• **What the exercise asks**
Copy out every line in which the string "this" occurs.

----

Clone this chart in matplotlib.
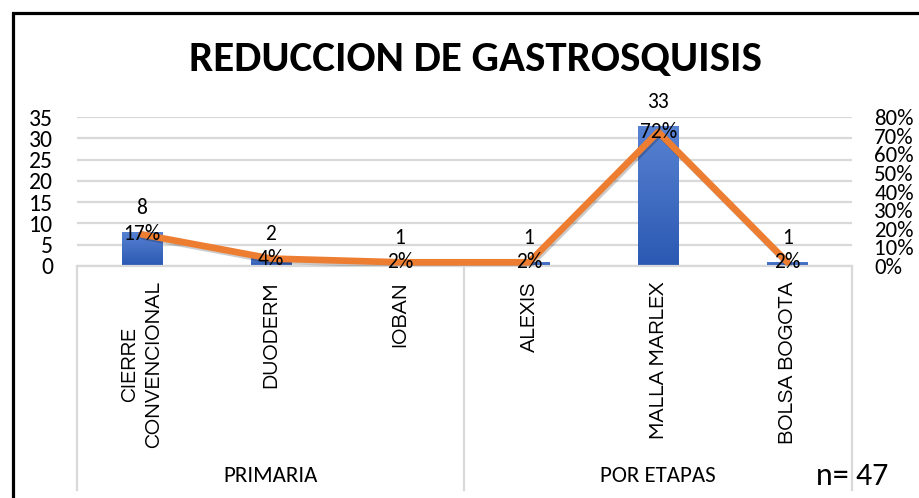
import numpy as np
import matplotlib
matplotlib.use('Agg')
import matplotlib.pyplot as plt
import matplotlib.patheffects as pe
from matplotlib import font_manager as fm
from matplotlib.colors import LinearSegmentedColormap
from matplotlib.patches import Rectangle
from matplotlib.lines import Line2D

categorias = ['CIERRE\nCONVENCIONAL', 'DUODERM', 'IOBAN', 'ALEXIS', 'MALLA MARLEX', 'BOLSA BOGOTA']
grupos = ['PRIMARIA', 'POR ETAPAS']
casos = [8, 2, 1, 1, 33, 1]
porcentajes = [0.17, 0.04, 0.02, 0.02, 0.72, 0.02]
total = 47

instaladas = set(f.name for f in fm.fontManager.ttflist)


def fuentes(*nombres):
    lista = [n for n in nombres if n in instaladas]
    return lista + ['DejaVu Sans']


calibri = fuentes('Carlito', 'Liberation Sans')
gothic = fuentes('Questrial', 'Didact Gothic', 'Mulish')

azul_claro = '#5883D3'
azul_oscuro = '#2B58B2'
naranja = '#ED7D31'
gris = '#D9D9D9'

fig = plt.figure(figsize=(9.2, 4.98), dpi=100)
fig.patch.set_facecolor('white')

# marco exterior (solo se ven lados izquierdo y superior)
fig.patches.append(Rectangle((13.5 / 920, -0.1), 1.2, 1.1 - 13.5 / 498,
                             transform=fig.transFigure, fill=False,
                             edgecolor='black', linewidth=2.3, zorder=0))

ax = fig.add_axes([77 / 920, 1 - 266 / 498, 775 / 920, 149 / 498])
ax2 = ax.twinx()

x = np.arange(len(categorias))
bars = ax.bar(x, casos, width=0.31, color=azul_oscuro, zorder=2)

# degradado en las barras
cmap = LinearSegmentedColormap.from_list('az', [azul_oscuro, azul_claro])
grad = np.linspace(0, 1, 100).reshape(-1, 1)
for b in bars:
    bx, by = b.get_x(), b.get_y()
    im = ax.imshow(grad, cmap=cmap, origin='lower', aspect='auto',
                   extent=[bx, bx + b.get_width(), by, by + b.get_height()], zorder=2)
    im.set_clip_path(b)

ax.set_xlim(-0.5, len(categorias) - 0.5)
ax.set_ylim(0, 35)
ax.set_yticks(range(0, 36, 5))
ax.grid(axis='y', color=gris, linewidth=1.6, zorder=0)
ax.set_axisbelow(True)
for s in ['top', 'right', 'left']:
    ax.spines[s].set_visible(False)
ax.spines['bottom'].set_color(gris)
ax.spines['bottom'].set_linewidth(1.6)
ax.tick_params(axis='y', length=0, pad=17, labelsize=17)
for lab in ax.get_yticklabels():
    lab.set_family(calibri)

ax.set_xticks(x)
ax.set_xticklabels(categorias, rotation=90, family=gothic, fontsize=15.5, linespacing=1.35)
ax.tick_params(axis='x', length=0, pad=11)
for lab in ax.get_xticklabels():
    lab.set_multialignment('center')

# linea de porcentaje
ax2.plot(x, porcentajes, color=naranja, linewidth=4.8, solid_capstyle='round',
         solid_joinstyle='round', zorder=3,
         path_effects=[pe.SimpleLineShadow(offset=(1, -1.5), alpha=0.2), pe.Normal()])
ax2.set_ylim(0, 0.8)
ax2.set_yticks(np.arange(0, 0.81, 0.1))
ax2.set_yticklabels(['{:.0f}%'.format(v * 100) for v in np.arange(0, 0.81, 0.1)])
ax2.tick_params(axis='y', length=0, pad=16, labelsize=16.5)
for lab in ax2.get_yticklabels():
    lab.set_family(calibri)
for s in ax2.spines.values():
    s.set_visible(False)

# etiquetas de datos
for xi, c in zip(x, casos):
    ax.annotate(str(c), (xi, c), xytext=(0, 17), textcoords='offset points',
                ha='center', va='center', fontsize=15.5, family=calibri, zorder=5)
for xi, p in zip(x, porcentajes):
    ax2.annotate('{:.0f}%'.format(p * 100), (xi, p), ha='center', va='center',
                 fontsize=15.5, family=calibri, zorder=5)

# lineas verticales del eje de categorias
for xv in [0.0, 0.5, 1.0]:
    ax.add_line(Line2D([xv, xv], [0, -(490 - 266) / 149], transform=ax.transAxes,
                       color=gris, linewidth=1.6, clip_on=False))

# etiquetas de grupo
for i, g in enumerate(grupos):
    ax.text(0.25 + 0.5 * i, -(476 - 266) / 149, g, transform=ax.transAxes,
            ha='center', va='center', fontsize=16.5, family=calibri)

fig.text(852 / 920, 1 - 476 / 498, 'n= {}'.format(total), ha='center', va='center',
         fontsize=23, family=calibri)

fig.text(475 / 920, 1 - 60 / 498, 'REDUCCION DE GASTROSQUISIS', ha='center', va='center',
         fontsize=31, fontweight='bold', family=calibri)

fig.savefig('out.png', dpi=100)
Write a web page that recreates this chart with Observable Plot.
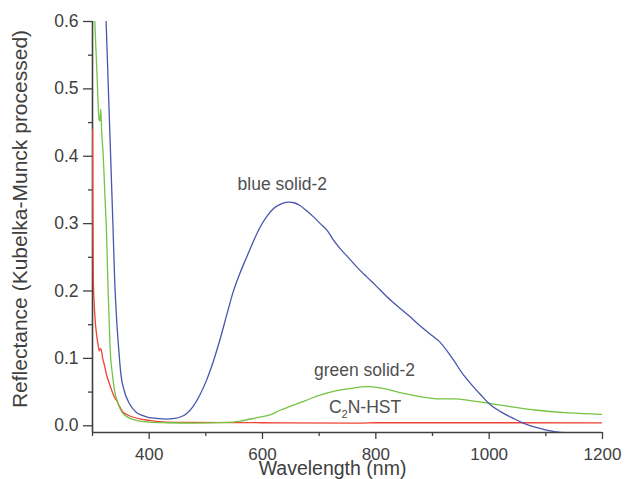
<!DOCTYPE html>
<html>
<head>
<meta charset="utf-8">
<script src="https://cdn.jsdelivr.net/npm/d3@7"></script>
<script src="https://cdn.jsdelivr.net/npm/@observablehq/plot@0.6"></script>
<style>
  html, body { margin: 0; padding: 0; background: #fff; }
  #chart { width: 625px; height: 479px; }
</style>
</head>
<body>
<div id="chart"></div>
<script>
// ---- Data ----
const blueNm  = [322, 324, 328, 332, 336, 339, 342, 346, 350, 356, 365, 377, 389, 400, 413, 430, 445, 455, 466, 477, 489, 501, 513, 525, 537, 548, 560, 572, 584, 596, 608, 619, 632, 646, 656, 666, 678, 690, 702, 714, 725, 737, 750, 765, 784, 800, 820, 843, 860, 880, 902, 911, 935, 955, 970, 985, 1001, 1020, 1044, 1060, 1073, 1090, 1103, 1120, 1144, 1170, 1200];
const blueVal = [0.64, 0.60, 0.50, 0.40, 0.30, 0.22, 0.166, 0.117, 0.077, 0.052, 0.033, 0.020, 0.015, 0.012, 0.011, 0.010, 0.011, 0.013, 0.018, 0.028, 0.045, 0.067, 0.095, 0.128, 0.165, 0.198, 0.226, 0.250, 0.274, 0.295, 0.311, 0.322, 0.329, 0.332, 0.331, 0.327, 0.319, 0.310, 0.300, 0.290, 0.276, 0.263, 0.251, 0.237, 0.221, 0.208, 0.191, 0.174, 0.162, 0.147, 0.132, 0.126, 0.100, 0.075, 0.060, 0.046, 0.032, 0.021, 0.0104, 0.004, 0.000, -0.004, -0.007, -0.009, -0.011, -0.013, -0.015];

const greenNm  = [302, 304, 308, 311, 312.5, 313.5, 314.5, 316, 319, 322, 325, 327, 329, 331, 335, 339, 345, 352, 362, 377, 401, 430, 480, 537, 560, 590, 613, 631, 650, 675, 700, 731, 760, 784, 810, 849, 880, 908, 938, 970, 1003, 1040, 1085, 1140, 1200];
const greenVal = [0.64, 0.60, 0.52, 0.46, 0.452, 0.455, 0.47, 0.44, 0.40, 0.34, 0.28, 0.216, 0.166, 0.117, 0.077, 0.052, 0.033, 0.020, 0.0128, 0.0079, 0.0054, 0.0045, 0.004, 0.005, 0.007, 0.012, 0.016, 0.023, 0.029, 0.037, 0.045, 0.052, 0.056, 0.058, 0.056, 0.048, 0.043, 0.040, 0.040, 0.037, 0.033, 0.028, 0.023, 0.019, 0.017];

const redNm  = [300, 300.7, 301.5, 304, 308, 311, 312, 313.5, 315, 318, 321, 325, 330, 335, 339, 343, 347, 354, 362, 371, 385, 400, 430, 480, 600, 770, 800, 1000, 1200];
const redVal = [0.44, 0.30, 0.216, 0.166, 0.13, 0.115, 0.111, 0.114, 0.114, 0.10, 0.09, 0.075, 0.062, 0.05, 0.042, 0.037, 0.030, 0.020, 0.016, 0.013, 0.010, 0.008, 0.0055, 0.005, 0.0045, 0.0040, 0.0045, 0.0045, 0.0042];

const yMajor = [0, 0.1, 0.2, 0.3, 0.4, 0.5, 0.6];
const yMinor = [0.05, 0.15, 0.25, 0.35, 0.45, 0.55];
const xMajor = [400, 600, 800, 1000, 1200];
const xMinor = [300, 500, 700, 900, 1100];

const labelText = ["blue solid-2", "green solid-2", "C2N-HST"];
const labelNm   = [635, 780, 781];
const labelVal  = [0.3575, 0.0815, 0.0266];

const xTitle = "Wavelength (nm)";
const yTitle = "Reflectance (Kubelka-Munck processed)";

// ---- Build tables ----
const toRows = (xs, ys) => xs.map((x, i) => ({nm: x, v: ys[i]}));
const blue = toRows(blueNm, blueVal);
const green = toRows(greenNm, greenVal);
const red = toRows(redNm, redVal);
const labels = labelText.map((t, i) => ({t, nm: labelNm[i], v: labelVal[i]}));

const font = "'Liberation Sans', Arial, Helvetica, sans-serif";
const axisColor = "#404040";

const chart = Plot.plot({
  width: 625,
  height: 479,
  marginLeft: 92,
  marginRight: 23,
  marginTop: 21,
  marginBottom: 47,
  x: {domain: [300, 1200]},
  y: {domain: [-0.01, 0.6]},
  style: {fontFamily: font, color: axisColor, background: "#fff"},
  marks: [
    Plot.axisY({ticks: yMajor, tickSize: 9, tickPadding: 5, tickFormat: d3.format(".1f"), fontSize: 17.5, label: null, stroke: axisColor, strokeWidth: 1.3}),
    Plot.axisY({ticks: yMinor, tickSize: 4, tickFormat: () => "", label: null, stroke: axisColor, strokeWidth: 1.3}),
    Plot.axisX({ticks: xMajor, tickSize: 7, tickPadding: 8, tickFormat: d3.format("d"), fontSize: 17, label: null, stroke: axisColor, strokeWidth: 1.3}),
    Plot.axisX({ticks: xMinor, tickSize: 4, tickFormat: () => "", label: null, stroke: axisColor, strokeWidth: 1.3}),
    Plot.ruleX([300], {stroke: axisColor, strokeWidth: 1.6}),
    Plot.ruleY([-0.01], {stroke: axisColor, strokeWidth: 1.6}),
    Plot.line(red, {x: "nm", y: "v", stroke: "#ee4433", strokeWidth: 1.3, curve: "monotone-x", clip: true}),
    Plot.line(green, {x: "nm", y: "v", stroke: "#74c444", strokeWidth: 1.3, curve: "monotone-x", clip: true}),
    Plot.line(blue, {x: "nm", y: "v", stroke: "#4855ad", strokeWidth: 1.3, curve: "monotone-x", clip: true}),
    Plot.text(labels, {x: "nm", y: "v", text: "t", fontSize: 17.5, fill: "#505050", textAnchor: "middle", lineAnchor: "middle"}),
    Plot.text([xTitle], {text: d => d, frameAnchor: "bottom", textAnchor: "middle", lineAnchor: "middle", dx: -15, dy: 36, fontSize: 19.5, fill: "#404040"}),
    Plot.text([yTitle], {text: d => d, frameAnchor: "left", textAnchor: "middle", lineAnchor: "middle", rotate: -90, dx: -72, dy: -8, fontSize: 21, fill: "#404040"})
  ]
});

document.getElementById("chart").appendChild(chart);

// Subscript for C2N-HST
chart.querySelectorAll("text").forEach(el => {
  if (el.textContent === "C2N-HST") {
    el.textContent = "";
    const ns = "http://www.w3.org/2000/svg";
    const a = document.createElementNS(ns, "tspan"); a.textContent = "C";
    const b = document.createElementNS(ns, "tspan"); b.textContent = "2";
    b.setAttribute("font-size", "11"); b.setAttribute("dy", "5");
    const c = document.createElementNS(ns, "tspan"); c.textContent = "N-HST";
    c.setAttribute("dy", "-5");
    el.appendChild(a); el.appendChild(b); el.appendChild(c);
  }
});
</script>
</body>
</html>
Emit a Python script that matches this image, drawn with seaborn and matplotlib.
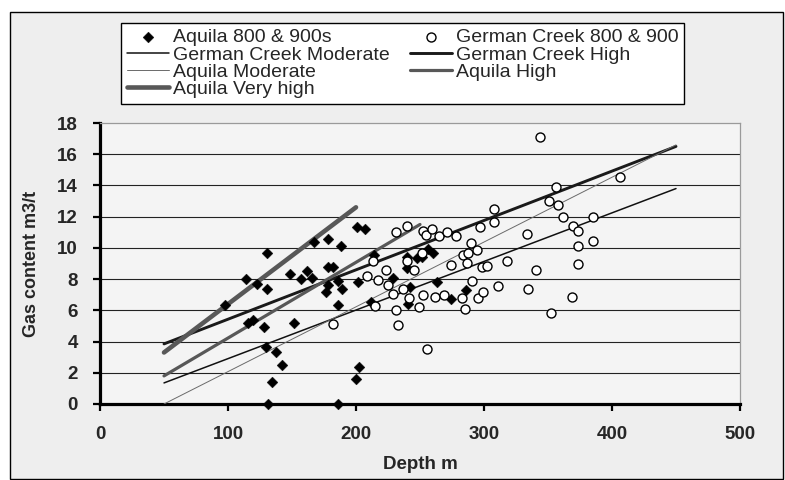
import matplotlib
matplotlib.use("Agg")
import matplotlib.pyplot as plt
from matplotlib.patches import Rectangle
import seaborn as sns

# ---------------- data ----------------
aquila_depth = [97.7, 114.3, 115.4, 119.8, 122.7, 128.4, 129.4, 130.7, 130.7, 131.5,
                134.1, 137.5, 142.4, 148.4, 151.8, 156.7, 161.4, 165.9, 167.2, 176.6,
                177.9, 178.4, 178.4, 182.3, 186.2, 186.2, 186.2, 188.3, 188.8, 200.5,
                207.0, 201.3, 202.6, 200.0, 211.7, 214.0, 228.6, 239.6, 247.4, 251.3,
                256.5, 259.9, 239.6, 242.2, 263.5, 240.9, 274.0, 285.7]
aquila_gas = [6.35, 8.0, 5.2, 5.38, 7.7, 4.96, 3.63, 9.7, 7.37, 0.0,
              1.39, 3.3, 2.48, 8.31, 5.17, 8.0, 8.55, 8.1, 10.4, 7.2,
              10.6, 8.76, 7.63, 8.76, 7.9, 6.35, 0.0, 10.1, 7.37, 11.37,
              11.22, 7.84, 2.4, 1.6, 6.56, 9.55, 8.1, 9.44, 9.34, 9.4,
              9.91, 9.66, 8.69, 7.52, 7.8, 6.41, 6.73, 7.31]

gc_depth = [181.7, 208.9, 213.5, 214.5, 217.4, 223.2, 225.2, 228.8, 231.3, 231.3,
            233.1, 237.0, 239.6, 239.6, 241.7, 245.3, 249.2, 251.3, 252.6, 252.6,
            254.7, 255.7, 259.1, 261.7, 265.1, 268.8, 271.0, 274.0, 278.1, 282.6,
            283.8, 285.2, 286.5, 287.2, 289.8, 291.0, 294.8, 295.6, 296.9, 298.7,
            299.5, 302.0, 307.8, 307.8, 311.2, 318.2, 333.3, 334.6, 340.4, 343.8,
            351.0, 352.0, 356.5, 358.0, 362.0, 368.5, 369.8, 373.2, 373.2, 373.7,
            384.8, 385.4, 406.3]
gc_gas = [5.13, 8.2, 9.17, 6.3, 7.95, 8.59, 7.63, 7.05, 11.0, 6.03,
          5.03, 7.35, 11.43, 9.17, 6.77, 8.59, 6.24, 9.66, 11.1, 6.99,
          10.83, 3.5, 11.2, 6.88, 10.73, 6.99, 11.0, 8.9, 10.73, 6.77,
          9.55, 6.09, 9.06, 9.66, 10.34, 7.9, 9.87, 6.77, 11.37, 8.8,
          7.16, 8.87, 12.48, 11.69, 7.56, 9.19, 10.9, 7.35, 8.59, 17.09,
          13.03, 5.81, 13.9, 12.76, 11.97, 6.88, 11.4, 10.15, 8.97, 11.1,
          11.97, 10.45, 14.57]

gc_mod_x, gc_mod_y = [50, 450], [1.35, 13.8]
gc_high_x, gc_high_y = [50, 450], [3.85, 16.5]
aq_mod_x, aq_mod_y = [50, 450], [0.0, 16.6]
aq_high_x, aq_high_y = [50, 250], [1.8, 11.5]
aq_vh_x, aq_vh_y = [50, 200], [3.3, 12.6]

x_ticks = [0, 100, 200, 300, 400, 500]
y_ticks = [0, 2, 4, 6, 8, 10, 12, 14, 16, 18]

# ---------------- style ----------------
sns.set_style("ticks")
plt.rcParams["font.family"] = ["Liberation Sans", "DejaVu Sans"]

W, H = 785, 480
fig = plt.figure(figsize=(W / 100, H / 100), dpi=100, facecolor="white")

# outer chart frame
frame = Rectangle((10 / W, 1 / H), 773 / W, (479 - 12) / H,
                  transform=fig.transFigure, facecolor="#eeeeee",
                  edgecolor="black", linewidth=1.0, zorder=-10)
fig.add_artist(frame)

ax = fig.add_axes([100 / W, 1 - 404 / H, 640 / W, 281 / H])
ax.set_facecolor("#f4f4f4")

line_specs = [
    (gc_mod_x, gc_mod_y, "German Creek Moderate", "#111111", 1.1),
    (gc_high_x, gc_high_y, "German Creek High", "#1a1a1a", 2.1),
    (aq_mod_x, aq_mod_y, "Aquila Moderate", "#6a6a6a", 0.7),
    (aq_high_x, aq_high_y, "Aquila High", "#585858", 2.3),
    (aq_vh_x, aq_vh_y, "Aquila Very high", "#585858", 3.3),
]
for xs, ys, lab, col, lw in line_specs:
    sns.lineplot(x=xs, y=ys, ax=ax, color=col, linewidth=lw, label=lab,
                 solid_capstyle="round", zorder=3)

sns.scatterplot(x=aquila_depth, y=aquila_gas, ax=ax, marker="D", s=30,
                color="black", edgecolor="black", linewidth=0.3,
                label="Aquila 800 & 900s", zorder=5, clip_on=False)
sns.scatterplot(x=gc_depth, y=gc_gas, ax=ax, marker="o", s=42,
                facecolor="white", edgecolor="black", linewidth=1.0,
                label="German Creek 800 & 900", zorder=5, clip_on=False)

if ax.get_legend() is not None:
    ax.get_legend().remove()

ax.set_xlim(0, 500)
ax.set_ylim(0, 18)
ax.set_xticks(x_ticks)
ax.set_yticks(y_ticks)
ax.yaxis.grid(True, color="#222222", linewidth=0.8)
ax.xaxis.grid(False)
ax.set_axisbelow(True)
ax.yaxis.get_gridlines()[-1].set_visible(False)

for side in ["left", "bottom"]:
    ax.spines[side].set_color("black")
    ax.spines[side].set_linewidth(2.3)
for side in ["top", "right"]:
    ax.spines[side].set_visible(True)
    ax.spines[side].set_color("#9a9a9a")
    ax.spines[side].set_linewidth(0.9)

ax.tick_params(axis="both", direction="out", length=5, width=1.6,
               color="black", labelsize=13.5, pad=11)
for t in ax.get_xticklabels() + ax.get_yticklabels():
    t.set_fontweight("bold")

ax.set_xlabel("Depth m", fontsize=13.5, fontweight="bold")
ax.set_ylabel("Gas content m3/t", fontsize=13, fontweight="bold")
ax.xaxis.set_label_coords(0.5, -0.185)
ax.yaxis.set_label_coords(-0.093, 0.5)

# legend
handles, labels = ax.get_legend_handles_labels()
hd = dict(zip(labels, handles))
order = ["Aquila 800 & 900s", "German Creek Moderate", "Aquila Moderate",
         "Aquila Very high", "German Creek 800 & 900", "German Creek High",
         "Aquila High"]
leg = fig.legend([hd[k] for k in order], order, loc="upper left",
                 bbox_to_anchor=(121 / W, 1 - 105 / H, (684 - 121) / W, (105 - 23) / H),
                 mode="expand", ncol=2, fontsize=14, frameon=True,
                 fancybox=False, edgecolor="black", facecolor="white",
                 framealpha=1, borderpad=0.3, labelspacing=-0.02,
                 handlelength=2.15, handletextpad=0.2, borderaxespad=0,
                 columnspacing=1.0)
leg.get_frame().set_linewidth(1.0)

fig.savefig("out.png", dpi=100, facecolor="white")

----

• **Response**
Clone this chart in matplotlib.
Write a web page that recreates this chart with Observable Plot.
Emit a Python script that matches this image, drawn with seaborn and matplotlib.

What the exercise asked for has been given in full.